When I was 18, I wanted to be a marriage & family therapist. I don’t know why, exactly. I just knew I was passionate about people having healthy families. Healthy marriages promote healthy families. Healthy families promote healthy communities. And I saw our culture being torn apart by unhealthy communities & unhealthy families, so, naturally, like any other “healthy” 18 year old, I set out to save the world.
I have learned a lot since then. Mainly, that a single girl can’t exactly “save” the world. (Someone already did that, actually.) She can help, a lot. She can also hurt in the process of helping. And she definitely will be hurt in the process as well. No doubt about that! After a while, the thought of being a marriage and family therapist when I didn’t have a marriage or a family (with exception to my family of origin) began to feel silly. Especially after I started on that downward slope to 30 without any prospects of a husband (in retrospect, I now know that it was actually an upward slope, to a husband AND a family, but it didn’t seem that way at the time). I do still maintain that you don’t have to have these things to know anything about them. There is TRUTH that is, regardless of our circumstances. Experience is a great teacher, and knowledge goes far too.

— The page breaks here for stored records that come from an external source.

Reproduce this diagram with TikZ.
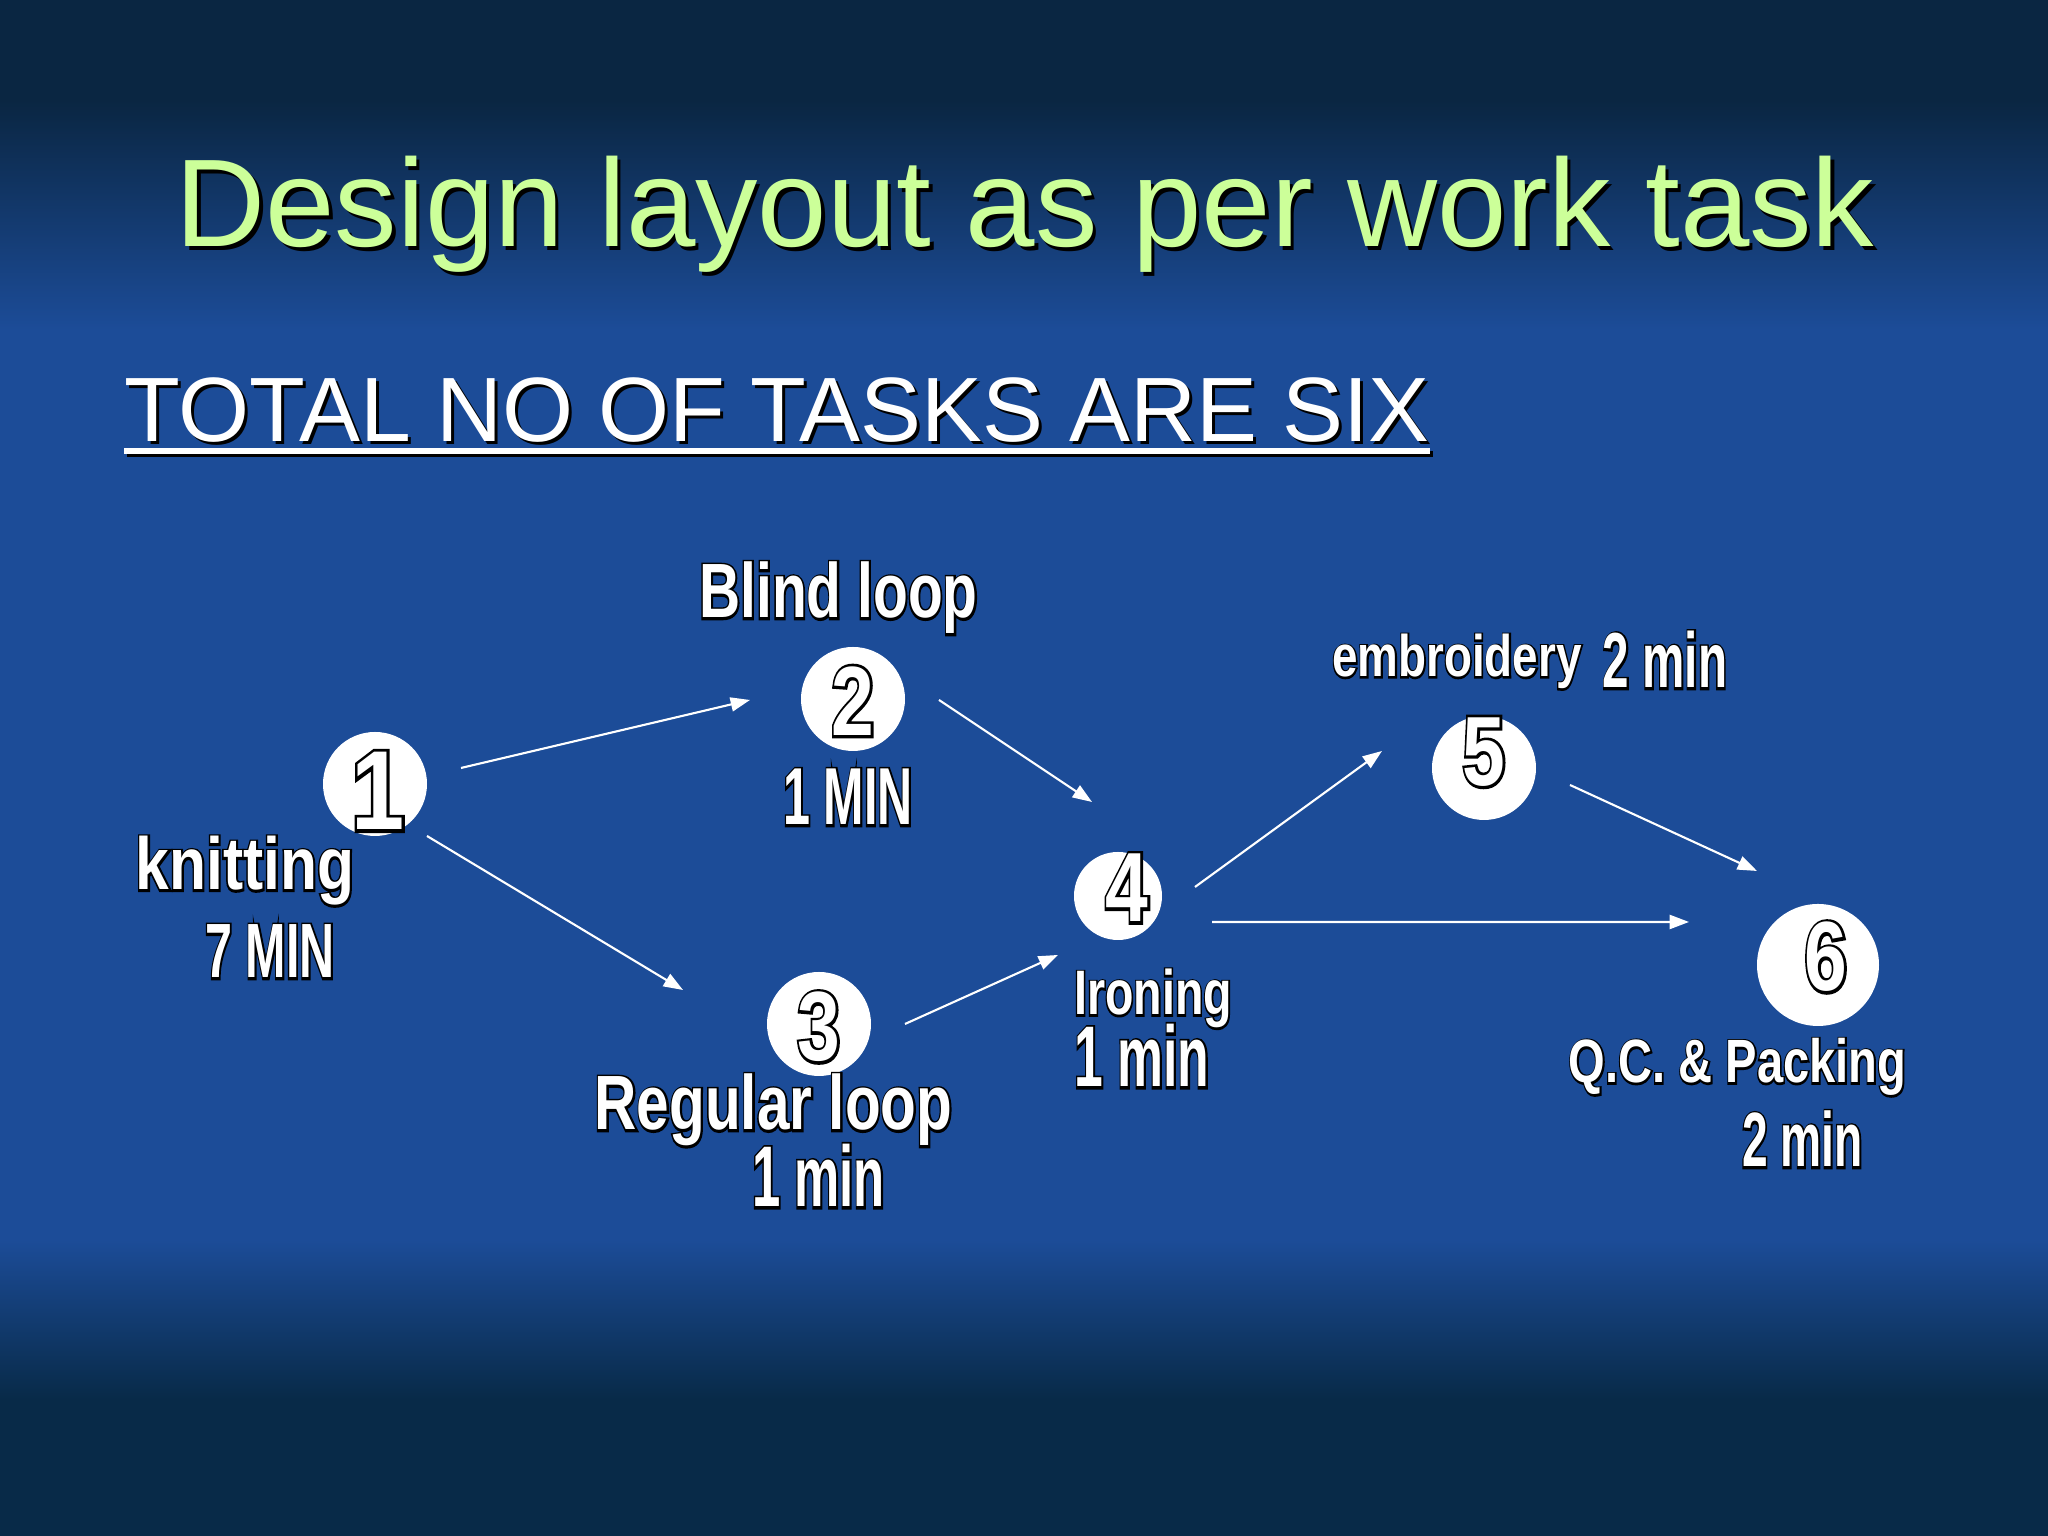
\documentclass[tikz,border=0pt]{standalone}
\usepackage{fontspec}
\setmainfont{Liberation Sans}
\newfontfamily\lsans{Liberation Sans}
\newfontfamily\lsanso{Liberation Sans}[BoldFeatures={FakeBold=6}]
\usepackage{graphicx}
\usetikzlibrary{arrows.meta}
\definecolor{bgtop}{RGB}{10,38,66}
\definecolor{bgmid}{RGB}{28,76,152}
\definecolor{bgbot}{RGB}{8,42,72}
\definecolor{titlegreen}{RGB}{204,255,153}
\newcommand\otext[1]{\rlap{\color{black}\lsanso\bfseries #1}{\color{white}\lsans\bfseries #1}}
\newcommand\lbl[3]{\fontsize{#1}{#1}\selectfont\scalebox{#2}[1]{\otext{#3}}}
\tikzset{
  circ/.style={circle, fill=white, draw=none, inner sep=0pt, minimum size=#1},
  lab/.style={inner sep=0pt, anchor=base},
  dig/.style={inner sep=0pt, anchor=center},
  conn/.style={draw=white, line width=0.6pt, -{Triangle[length=5.5pt,width=4pt]}},
}
\begin{document}
\begin{tikzpicture}
\useasboundingbox (0,0) rectangle (20.48,15.36);
% background
\fill[bgmid] (0,0) rectangle (20.48,15.36);
\fill[bgtop] (0,14.36) rectangle (20.48,15.36);
\shade[top color=bgtop, bottom color=bgmid] (0,12.06) rectangle (20.48,14.36);
\shade[top color=bgmid, bottom color=bgbot] (0,1.36) rectangle (20.48,2.96);
\fill[bgbot] (0,0) rectangle (20.48,1.36);

% title
\node[lab, text=black] (titleshadow) at (10.285,12.855) {\fontsize{35.5}{35.5}\selectfont Design layout as per work task};
\node[lab, text=titlegreen] (title) at (10.25,12.89) {\fontsize{35.5}{35.5}\selectfont Design layout as per work task};

% subtitle
\node[lab, anchor=base west, text=black] (subshadow) at (1.27,10.91) {\fontsize{26}{26}\selectfont TOTAL NO OF TASKS ARE SIX};
\node[lab, anchor=base west, text=white] (sub) at (1.24,10.94) {\fontsize{26}{26}\selectfont TOTAL NO OF TASKS ARE SIX};
\draw[black, line width=1.5pt] ([xshift=0.03cm,yshift=-0.12cm]sub.base west) -- ([xshift=0.03cm,yshift=-0.12cm]sub.base east);
\draw[white, line width=1.5pt] ([yshift=-0.09cm]sub.base west) -- ([yshift=-0.09cm]sub.base east);

% circles
\node[circ=1.04cm] (n1) at (3.75,7.52) {};
\node[circ=1.04cm] (n2) at (8.53,8.37) {};
\node[circ=1.04cm] (n3) at (8.19,5.12) {};
\node[circ=0.88cm] (n4) at (11.18,6.40) {};
\node[circ=1.04cm] (n5) at (14.84,7.68) {};
\node[circ=1.22cm] (n6) at (18.18,5.71) {};

% digits
\node[dig] (d1) at (3.78,7.45) {\lbl{32}{0.85}{1}};
\node[dig] (d2) at (8.53,8.35) {\lbl{28}{0.78}{2}};
\node[dig] (d3) at (8.19,5.09) {\lbl{28}{0.78}{3}};
\node[dig] (d4) at (11.27,6.48) {\lbl{28}{0.78}{4}};
\node[dig] (d5) at (14.84,7.84) {\lbl{28}{0.78}{5}};
\node[dig] (d6) at (18.26,5.79) {\lbl{28}{0.78}{6}};

% labels
\node[lab] (l2a) at (8.385,9.18) {\lbl{21.9}{0.74}{Blind loop}};
\node[lab] (l2b) at (8.48,7.11) {\lbl{23}{0.60}{1 MIN}};
\node[lab] (l1a) at (2.45,6.46) {\lbl{21}{0.82}{knitting}};
\node[lab] (l1b) at (2.70,5.58) {\lbl{21.9}{0.63}{7 MIN}};
\node[lab] (l3a) at (7.735,4.06) {\lbl{21.9}{0.76}{Regular loop}};
\node[lab] (l3b) at (8.185,3.29) {\lbl{24.5}{0.59}{1 min}};
\node[lab] (l4a) at (11.53,5.21) {\lbl{17.9}{0.74}{Ironing}};
\node[lab] (l4b) at (11.42,4.49) {\lbl{24.5}{0.60}{1 min}};
\node[lab] (l5a) at (14.57,8.59) {\lbl{16.7}{0.78}{embroidery}};
\node[lab] (l5b) at (16.65,8.48) {\lbl{22.2}{0.61}{2 min}};
\node[lab] (l6a) at (17.375,4.53) {\lbl{17.4}{0.77}{Q.C. \& Packing}};
\node[lab] (l6b) at (18.025,3.69) {\lbl{21.9}{0.60}{2 min}};

% connectors
\draw[conn] ([shift={(0.86,0.16)}]n1.center) -- ([shift={(-1.03,-0.01)}]n2.center);
\draw[conn] ([shift={(0.52,-0.52)}]n1.center) -- ([shift={(-1.36,0.34)}]n3.center);
\draw[conn] ([shift={(0.86,-0.01)}]n2.center) -- ([shift={(-0.26,0.94)}]n4.center);
\draw[conn] ([shift={(0.86,0)}]n3.center) -- ([shift={(-0.60,-0.59)}]n4.center);
\draw[conn] ([shift={(0.77,0.09)}]n4.center) -- ([shift={(-1.02,0.17)}]n5.center);
\draw[conn] ([shift={(0.86,-0.17)}]n5.center) -- ([shift={(-0.61,0.94)}]n6.center);
\draw[conn] ([shift={(0.94,-0.26)}]n4.center) -- ([shift={(-1.29,0.43)}]n6.center);
\end{tikzpicture}
\end{document}
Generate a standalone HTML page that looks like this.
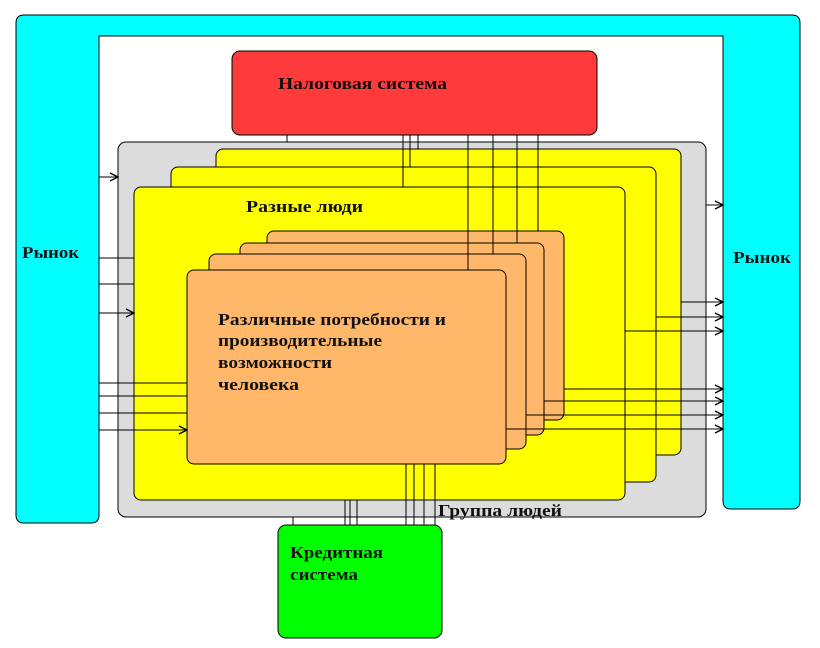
<!DOCTYPE html>
<html><head><meta charset="utf-8"><style>body{margin:0;background:#fff}svg{display:block}text{font-family:"Liberation Serif",serif;font-weight:bold;font-size:17px;fill:#111}</style></head><body>
<svg width="820" height="648" viewBox="0 0 820 648" xmlns="http://www.w3.org/2000/svg" font-family="Liberation Serif, serif">
<defs><marker id="a" markerWidth="10" markerHeight="10" refX="9" refY="5" orient="auto" markerUnits="userSpaceOnUse"><path d="M1,1 L9,5 L1,9" fill="none" stroke="#000" stroke-width="1.3"/></marker></defs>
<g stroke="#000" stroke-width="1">
<path d="M24,15 H792 Q800,15 800,23 V501 Q800,509 792,509 H731 Q723,509 723,501 V36 H99 V515 Q99,523 91,523 H24 Q16,523 16,515 V23 Q16,15 24,15 Z" fill="#00ffff"/>
<rect x="232" y="51" width="365" height="84" rx="8" fill="#ff3a3a"/>
<rect x="118" y="142" width="588" height="375" rx="8" fill="#dcdcdc"/>
<rect x="216" y="149" width="465" height="306" rx="7" fill="#ffff00"/>
<rect x="171" y="167" width="485" height="315" rx="7" fill="#ffff00"/>
<rect x="134" y="187" width="491" height="313" rx="7" fill="#ffff00"/>
<rect x="267" y="231" width="297" height="189" rx="7" fill="#ffb86a"/>
<rect x="240" y="243" width="304" height="192" rx="7" fill="#ffb86a"/>
<rect x="209" y="254" width="317" height="195" rx="7" fill="#ffb86a"/>
<rect x="187" y="270" width="319" height="194" rx="7" fill="#ffb86a"/>
<rect x="278" y="525" width="164" height="113" rx="8" fill="#00ff00"/>
<g fill="none">
<path d="M287,135V142 M403,135V187 M410,135V167 M418,135V149 M468,135V270 M493,135V254 M517,135V243 M538,135V231"/>
<path d="M293,517V525 M345,500V525 M350,500V525 M357,500V525 M406,464V525 M414,464V525 M424,464V525 M435,464V525"/>
<path d="M99,258H134 M99,284H134 M99,383H187 M99,396H187 M99,413H187"/>
</g>
<g fill="none" marker-end="url(#a)">
<line x1="99" y1="177" x2="118" y2="177"/>
<line x1="99" y1="313" x2="134" y2="313"/>
<line x1="99" y1="430" x2="187" y2="430"/>
<line x1="706" y1="205" x2="723" y2="205"/>
<line x1="681" y1="302" x2="723" y2="302"/>
<line x1="656" y1="317" x2="723" y2="317"/>
<line x1="625" y1="331" x2="723" y2="331"/>
<line x1="564" y1="389" x2="723" y2="389"/>
<line x1="544" y1="401" x2="723" y2="401"/>
<line x1="526" y1="415" x2="723" y2="415"/>
<line x1="506" y1="429" x2="723" y2="429"/>
</g></g>
<text x="278" y="89" textLength="169" lengthAdjust="spacingAndGlyphs">Налоговая система</text>
<text x="22" y="258" textLength="57" lengthAdjust="spacingAndGlyphs">Рынок</text>
<text x="733" y="263" textLength="58" lengthAdjust="spacingAndGlyphs">Рынок</text>
<text x="246" y="212" textLength="117" lengthAdjust="spacingAndGlyphs">Разные люди</text>
<text x="218" y="325" textLength="228" lengthAdjust="spacingAndGlyphs">Различные потребности и</text>
<text x="218" y="346" textLength="164" lengthAdjust="spacingAndGlyphs">производительные</text>
<text x="218" y="368" textLength="114" lengthAdjust="spacingAndGlyphs">возможности</text>
<text x="218" y="390" textLength="81" lengthAdjust="spacingAndGlyphs">человека</text>
<text x="438" y="516" textLength="124" lengthAdjust="spacingAndGlyphs">Группа людей</text>
<text x="290" y="558" textLength="93" lengthAdjust="spacingAndGlyphs">Кредитная</text>
<text x="290" y="580" textLength="68" lengthAdjust="spacingAndGlyphs">система</text>
</svg></body></html>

Before I was married, I spent 3 1/2 years as an at-risk youth counselor. Basically, I was a marriage and family therapist, without the masters degree or the state certification. These families on the edge would come filing into my government agency office and we would begin to peel off the layers of why their once precious son or daughter was now a juvenile about to cross the line into delinquency. My goal was to keep them out of “the system” which was difficult at best and proved impossible at worst.
While these people sat in my office, I learned a LOT. A lot of what I knew was reinforced, and a lot of what I thought I knew was challenged and reformed. Healthy people do create healthy marriages, which create healthy families which create healthy communities. The reverse of all of these is true as well. And there are always exceptions, of course! The most important lesson I learned is that I don’t know a lot. And that, my friends, is an important life lesson we all need to learn. Sooner is better than later.
That being said, I have now been married for over 3 years and I’ve been a mom for a little over a year. I have been on the steepest learning curve of my life since becoming a mom. Marriage was is fun. Sure, there are some ups & downs, but overall, we have been having a blast. Parenthood, on the other hand has driven me to the brink of an edge I didn’t know existed within myself. I have never questioned myself more, experienced this deep of a depression or wrestled with my selfishness and my will more than I have in the last 15 months. Parenthood has also challenged my marriage more than anything, and it is strengthening it more than anything else has as well.
I don’t know why, but all of this makes me want to lay my heart bear to the whole wide world and talk about all of it. I want to talk about marriage, kids, life, faith & doubts. I want to celebrate the victories and mourn the losses. I yearn to write, to be heard, to discuss & to debate (ok, maybe not so much debate, because we all know that can get downright nasty here on the good ol’ www.) I want to share recipes, funny stories & hearts desires with a group of people who are going through their own stuff and maybe, just maybe, we could figure some stuff out together.
I am a young wife, a new mother, a fresh farmer, a woman, a cook, a writer, a student of gardening, a follower of Jesus. I have passions, convictions, ideas & experiences to share. I love life, even though it rocks me to the core sometimes. I have hope that life on earth is not all there is for us, and I want to share that with you too, eventually. I constantly don’t do things I should do, and writing is one of them. This entire post has been spontaneous while my daughter naps after a morning of grocery shopping and a doctor’s appointment. I have no idea exactly where this is going, but I know I am supposed to do it, so I’m jumping in! As my favorite Home Depot commercial encourages: “Let’s do this!!”